Raw data>
========================================================================

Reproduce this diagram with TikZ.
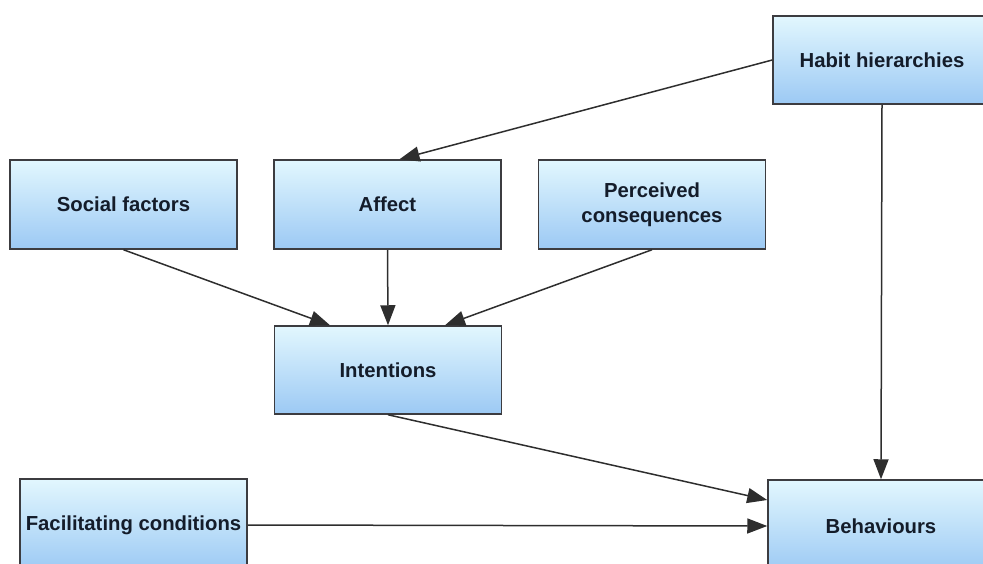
\documentclass[tikz,border=0pt]{standalone}
\usepackage{fontspec}
\setmainfont{Liberation Sans}
\usetikzlibrary{arrows.meta}
\definecolor{boxtop}{HTML}{E2F7FE}
\definecolor{boxbottom}{HTML}{9CC9F4}
\definecolor{boxline}{HTML}{3C3C40}
\definecolor{boxtext}{HTML}{141C2A}
\definecolor{wire}{HTML}{2E2E2E}
\begin{document}
\begin{tikzpicture}[x=1pt,y=-1pt,
  factor/.style={draw=boxline, line width=1.5pt, top color=boxtop, bottom color=boxbottom,
    minimum width=227pt, minimum height=89pt, inner sep=0pt, align=center,
    text=boxtext, font=\fontsize{20.3}{25}\selectfont\bfseries},
  link/.style={draw=wire, line width=1.5pt, -{Triangle[length=20pt,width=15pt]}}]
  \useasboundingbox (0,0) rectangle (983,563);
  % model factors
  \node[factor, minimum width=218pt, minimum height=88pt] (habit) at (882,60) {Habit hierarchies};
  \node[factor] (social) at (123.5,204.5) {Social factors};
  \node[factor] (affect) at (387.5,204.5) {Affect};
  \node[factor] (conseq) at (652,204.5) {Perceived\\consequences};
  \node[factor, minimum height=88pt] (intent) at (388,370) {Intentions};
  \node[factor, minimum height=92pt] (facil) at (133.5,525) {Facilitating conditions};
  \node[factor, minimum width=226pt, minimum height=92pt] (behav) at (881,526) {Behaviours};
  % influences
  \draw[link] (habit.west) -- ([xshift=12pt]affect.north);
  \draw[link] (habit.south) -- (behav.north);
  \draw[link] (social.south) -- ([xshift=-58pt]intent.north);
  \draw[link] (affect.south) -- (intent.north);
  \draw[link] (conseq.south) -- ([xshift=57pt]intent.north);
  \draw[link] (intent.south) -- ([yshift=26pt]behav.west);
  \draw[link] (facil.east) -- (behav.west);
\end{tikzpicture}
\end{document}
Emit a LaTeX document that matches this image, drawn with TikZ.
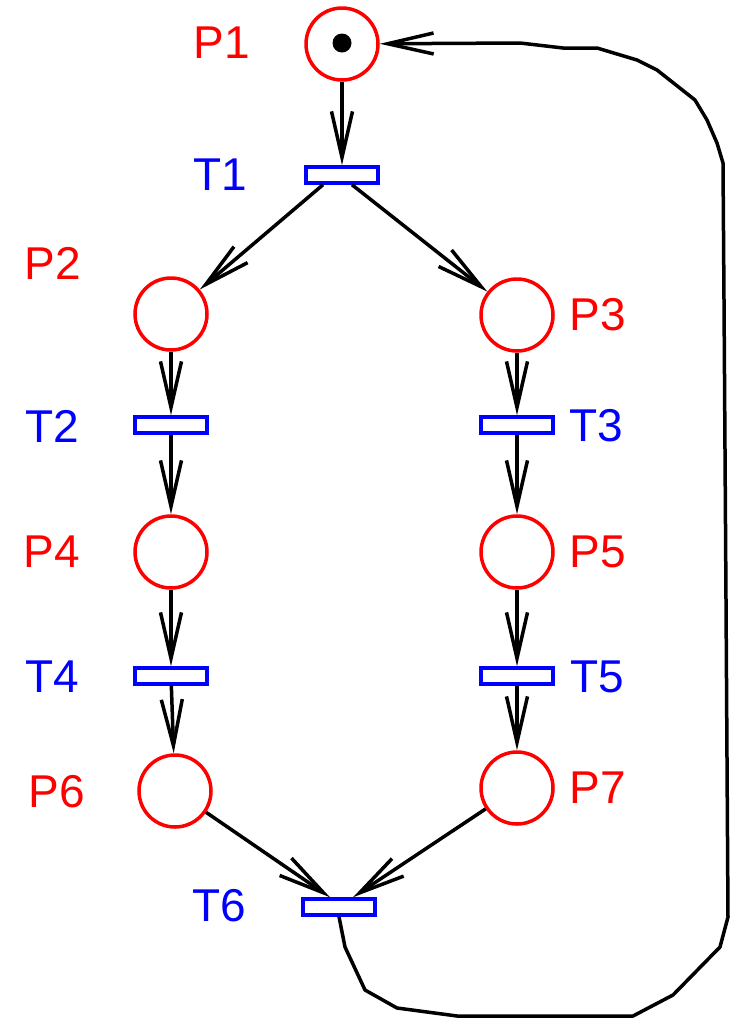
\documentclass[tikz,border=0pt]{standalone}
\usepackage{fontspec}
\setmainfont{Liberation Sans}
\usetikzlibrary{arrows.meta}
\begin{document}
\begin{tikzpicture}[x=1pt,y=-1pt,
  place/.style={circle,draw=red,line width=3.5pt,minimum size=72pt,inner sep=0pt},
  trans/.style={rectangle,draw=blue,line width=3.5pt,minimum width=72pt,minimum height=16pt,inner sep=0pt},
  plabel/.style={text=red,inner sep=0pt,font=\fontsize{46}{50}\selectfont},
  tlabel/.style={text=blue,inner sep=0pt,font=\fontsize{46}{50}\selectfont},
  arc/.style={line width=3.5pt,-{Straight Barb[length=46pt,width=21pt,line width=3.5pt]}},
  token/.style={circle,fill=black,minimum size=19pt,inner sep=0pt}]
\useasboundingbox (0,0) rectangle (733,1018);
% places
\node[place] (P1) at (342,44) {};
\node[token] (tok) at (342,43) {};
\node[place] (P2) at (171,314) {};
\node[place] (P3) at (517,315) {};
\node[place] (P4) at (171,552) {};
\node[place] (P5) at (517,552) {};
\node[place] (P6) at (175,791) {};
\node[place] (P7) at (517,788) {};
% transitions
\node[trans] (T1) at (342,175) {};
\node[trans] (T2) at (171,425) {};
\node[trans] (T3) at (517,425) {};
\node[trans] (T4) at (171,676) {};
\node[trans] (T5) at (517,676) {};
\node[trans] (T6) at (339,907) {};
% labels
\node[plabel] (lP1) at (222,43) {P1};
\node[plabel] (lP2) at (53,263) {P2};
\node[plabel] (lP3) at (598,315) {P3};
\node[plabel] (lP4) at (52,552) {P4};
\node[plabel] (lP5) at (598,552) {P5};
\node[plabel] (lP6) at (57,792) {P6};
\node[plabel] (lP7) at (598,788) {P7};
\node[tlabel] (lT1) at (220,175) {T1};
\node[tlabel] (lT2) at (52,426) {T2};
\node[tlabel] (lT3) at (596,426) {T3};
\node[tlabel] (lT4) at (52,677) {T4};
\node[tlabel] (lT5) at (597,677) {T5};
\node[tlabel] (lT6) at (219,906) {T6};
% arcs
\draw[arc] (P1) -- (T1);
\draw[arc] ([xshift=-19pt]T1.south) -- (P2);
\draw[arc] ([xshift=10pt]T1.south) -- (P3);
\draw[arc] (P2) -- (T2);
\draw[arc] (T2) -- (P4);
\draw[arc] (P4) -- (T4);
\draw[arc] (T4) -- (P6);
\draw[arc] (P3) -- (T3);
\draw[arc] (T3) -- (P5);
\draw[arc] (P5) -- (T5);
\draw[arc] (T5) -- (P7);
\draw[arc] (P6) -- ([xshift=-9pt]T6.north);
\draw[arc] (P7) -- ([xshift=14pt]T6.north);
\draw[arc,line join=round] (T6.south) -- (345,947) -- (365,990) -- (397,1008) -- (457,1016)
  -- (633,1016) -- (673,995) -- (720,947) -- (728,917) -- (726,600) -- (724,300)
  -- (723,163) -- (717,143) -- (707,120) -- (695,100) -- (657,70) -- (637,60)
  -- (597,48) -- (563,48) -- (520,43) -- (P1);
\end{tikzpicture}
\end{document}
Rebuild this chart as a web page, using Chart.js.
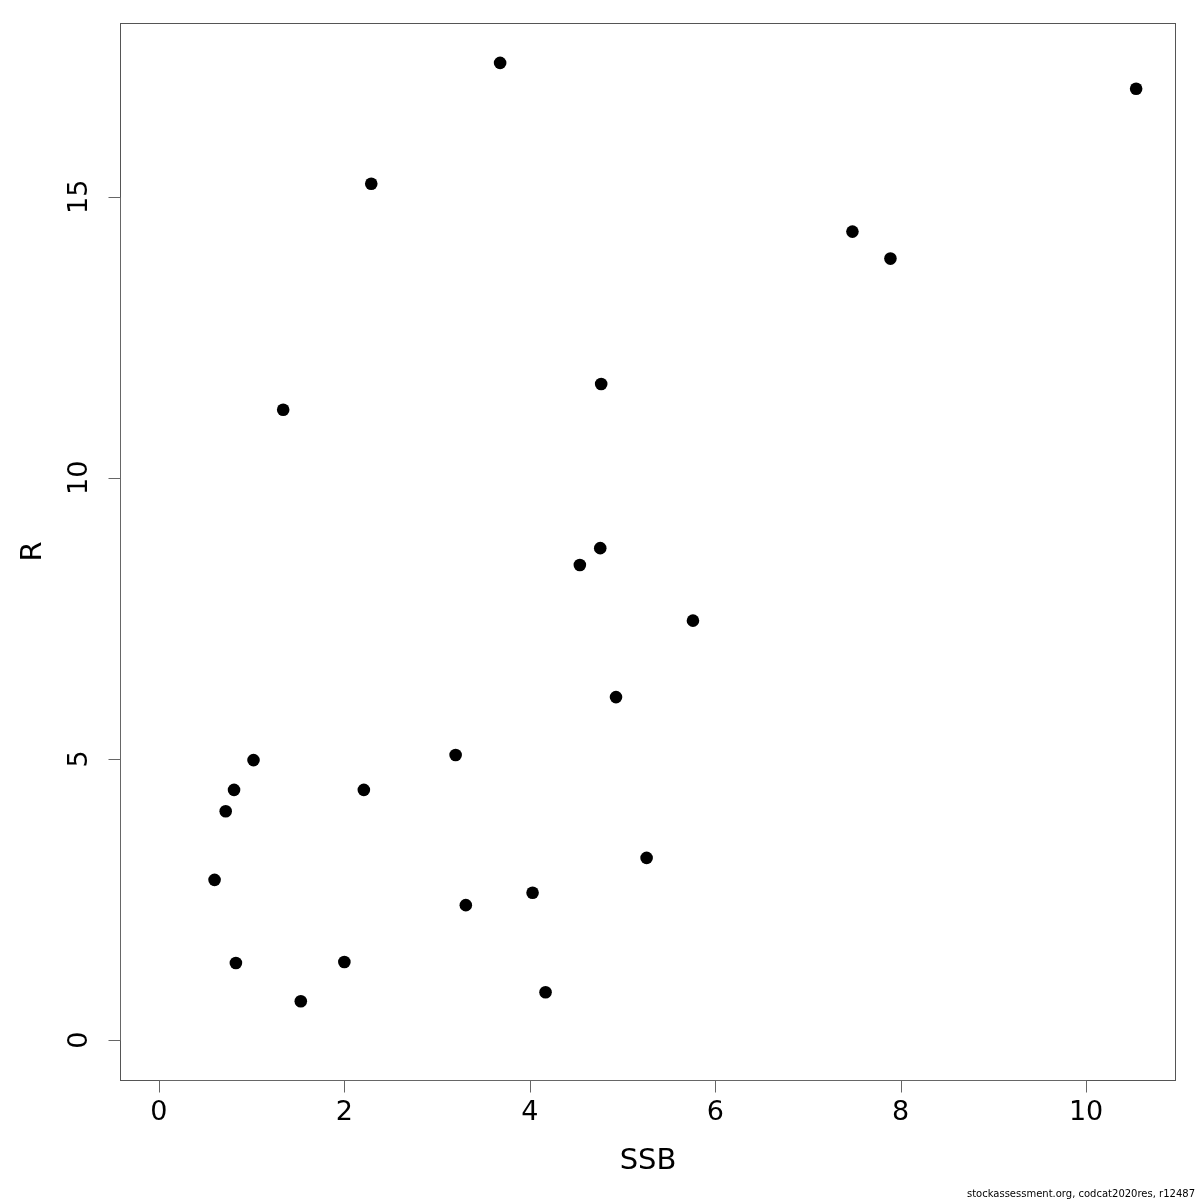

========================================================================

Reproduce the data word for word, excluding its pictures.

Exercise response>
Reproduce this diagram with TikZ.
\documentclass[tikz,border=0pt]{standalone}
\usepackage{fontspec}
\setmainfont{Liberation Sans}
\usetikzlibrary{arrows.meta}
\definecolor{boxtop}{HTML}{E2F7FE}
\definecolor{boxbottom}{HTML}{9CC9F4}
\definecolor{boxline}{HTML}{3C3C40}
\definecolor{boxtext}{HTML}{141C2A}
\definecolor{wire}{HTML}{2E2E2E}
\begin{document}
\begin{tikzpicture}[x=1pt,y=-1pt,
  factor/.style={draw=boxline, line width=1.5pt, top color=boxtop, bottom color=boxbottom,
    minimum width=227pt, minimum height=89pt, inner sep=0pt, align=center,
    text=boxtext, font=\fontsize{20.3}{25}\selectfont\bfseries},
  link/.style={draw=wire, line width=1.5pt, -{Triangle[length=20pt,width=15pt]}}]
  \useasboundingbox (0,0) rectangle (983,563);
  % model factors
  \node[factor, minimum width=218pt, minimum height=88pt] (habit) at (882,60) {Habit hierarchies};
  \node[factor] (social) at (123.5,204.5) {Social factors};
  \node[factor] (affect) at (387.5,204.5) {Affect};
  \node[factor] (conseq) at (652,204.5) {Perceived\\consequences};
  \node[factor, minimum height=88pt] (intent) at (388,370) {Intentions};
  \node[factor, minimum height=92pt] (facil) at (133.5,525) {Facilitating conditions};
  \node[factor, minimum width=226pt, minimum height=92pt] (behav) at (881,526) {Behaviours};
  % influences
  \draw[link] (habit.west) -- ([xshift=12pt]affect.north);
  \draw[link] (habit.south) -- (behav.north);
  \draw[link] (social.south) -- ([xshift=-58pt]intent.north);
  \draw[link] (affect.south) -- (intent.north);
  \draw[link] (conseq.south) -- ([xshift=57pt]intent.north);
  \draw[link] (intent.south) -- ([yshift=26pt]behav.west);
  \draw[link] (facil.east) -- (behav.west);
\end{tikzpicture}
\end{document}
Emit a LaTeX document that matches this image, drawn with TikZ.
\documentclass[tikz,border=0pt]{standalone}
\usepackage{fontspec}
\setmainfont{Liberation Sans}
\usetikzlibrary{arrows.meta}
\begin{document}
\begin{tikzpicture}[x=1pt,y=-1pt,
  place/.style={circle,draw=red,line width=3.5pt,minimum size=72pt,inner sep=0pt},
  trans/.style={rectangle,draw=blue,line width=3.5pt,minimum width=72pt,minimum height=16pt,inner sep=0pt},
  plabel/.style={text=red,inner sep=0pt,font=\fontsize{46}{50}\selectfont},
  tlabel/.style={text=blue,inner sep=0pt,font=\fontsize{46}{50}\selectfont},
  arc/.style={line width=3.5pt,-{Straight Barb[length=46pt,width=21pt,line width=3.5pt]}},
  token/.style={circle,fill=black,minimum size=19pt,inner sep=0pt}]
\useasboundingbox (0,0) rectangle (733,1018);
% places
\node[place] (P1) at (342,44) {};
\node[token] (tok) at (342,43) {};
\node[place] (P2) at (171,314) {};
\node[place] (P3) at (517,315) {};
\node[place] (P4) at (171,552) {};
\node[place] (P5) at (517,552) {};
\node[place] (P6) at (175,791) {};
\node[place] (P7) at (517,788) {};
% transitions
\node[trans] (T1) at (342,175) {};
\node[trans] (T2) at (171,425) {};
\node[trans] (T3) at (517,425) {};
\node[trans] (T4) at (171,676) {};
\node[trans] (T5) at (517,676) {};
\node[trans] (T6) at (339,907) {};
% labels
\node[plabel] (lP1) at (222,43) {P1};
\node[plabel] (lP2) at (53,263) {P2};
\node[plabel] (lP3) at (598,315) {P3};
\node[plabel] (lP4) at (52,552) {P4};
\node[plabel] (lP5) at (598,552) {P5};
\node[plabel] (lP6) at (57,792) {P6};
\node[plabel] (lP7) at (598,788) {P7};
\node[tlabel] (lT1) at (220,175) {T1};
\node[tlabel] (lT2) at (52,426) {T2};
\node[tlabel] (lT3) at (596,426) {T3};
\node[tlabel] (lT4) at (52,677) {T4};
\node[tlabel] (lT5) at (597,677) {T5};
\node[tlabel] (lT6) at (219,906) {T6};
% arcs
\draw[arc] (P1) -- (T1);
\draw[arc] ([xshift=-19pt]T1.south) -- (P2);
\draw[arc] ([xshift=10pt]T1.south) -- (P3);
\draw[arc] (P2) -- (T2);
\draw[arc] (T2) -- (P4);
\draw[arc] (P4) -- (T4);
\draw[arc] (T4) -- (P6);
\draw[arc] (P3) -- (T3);
\draw[arc] (T3) -- (P5);
\draw[arc] (P5) -- (T5);
\draw[arc] (T5) -- (P7);
\draw[arc] (P6) -- ([xshift=-9pt]T6.north);
\draw[arc] (P7) -- ([xshift=14pt]T6.north);
\draw[arc,line join=round] (T6.south) -- (345,947) -- (365,990) -- (397,1008) -- (457,1016)
  -- (633,1016) -- (673,995) -- (720,947) -- (728,917) -- (726,600) -- (724,300)
  -- (723,163) -- (717,143) -- (707,120) -- (695,100) -- (657,70) -- (637,60)
  -- (597,48) -- (563,48) -- (520,43) -- (P1);
\end{tikzpicture}
\end{document}
Rebuild this chart as a web page, using Chart.js.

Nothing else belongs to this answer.